The Hunt for Red October is over. That’s what I called our motor vehicle acquisition mission this past week, because who can say motor-vehicle-acquisition-mission ten times without hurting themselves?
The hunt is over.
It’s a good thing we only do this every 10+ years, and it’s a bad thing we only do this every 10+ years. The technology of a car changes dramatically in that length of time.
FYI, we could still — and did — opt for crank windows and side mirrors in our last vehicle because we could, and because we didn’t want a lot of electronic gizmos that had a tendency to flip out if it got too wet, or too cold, or too hot. Those electronic gizmos only like just right. It’s the Goldilocks Syndrome.
I’m interested in just two things on a Red October Hunt…
Does the MV (motor vehicle) have big tires?
Because size matters.
Where’s the chrome?
I have lust in my heart for chrome, so you will find me in the showroom checking-out your chrome. Whatever chrome you’ve got on display, I’m checking it out. Dealer beware!
It has been our habit to buy this type of car…
The practical, little efficiency. Great on gas mileage. Affordable.
Ho and Hum. But really cute Ho and Hum.
The little efficiency that could.
This time around, barring a two-seater roadster, my pulse was racing for a big gas guzzler with a monster footprint. Planet be damned. I wanted it. Tires, baby. More than a hint of chrome, baby. 4-wheel drive. All-terrain. Because I really need that cruising down Bay Street in Toronto. Totally.
Fortunately, Mr. G honey’s cooler head prevailed. Because he doesn’t care
nearly as much at all about those things. He cares about $$$$ and gas mileage, and performance and storage, and how many cup holders it has. Yup. That last one is his one fatal weakness. Fatal. Weakness.
The Hunt for Red October is over. We bought something roomier than our little Toyota Echo we bought in 2000, which performed just fine. Thank you very much.
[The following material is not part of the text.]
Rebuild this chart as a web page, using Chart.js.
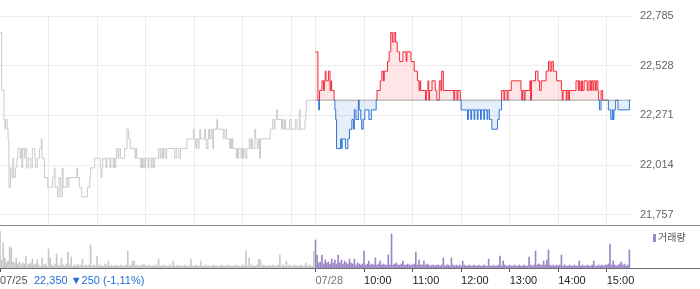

We bought something that accommodated the 90 lb G-Pup a little easier. We bought something a little heavier, with decent gas mileage and good performance — at least in 2011 — with a cup holder or ten for Mr. G.
The tires are slightly bigger. And if I lean over and look really hard, I can see
a hint no chrome. There is no chrome. If there is chrome it is undetectable to the human eye.
I’ll have to live with the pain.
Today, I am totally knackered. Buying a car is freakin’ exhausting.
It’s the Closing Room.
It will suck you in and spit you out where nobody knows your name.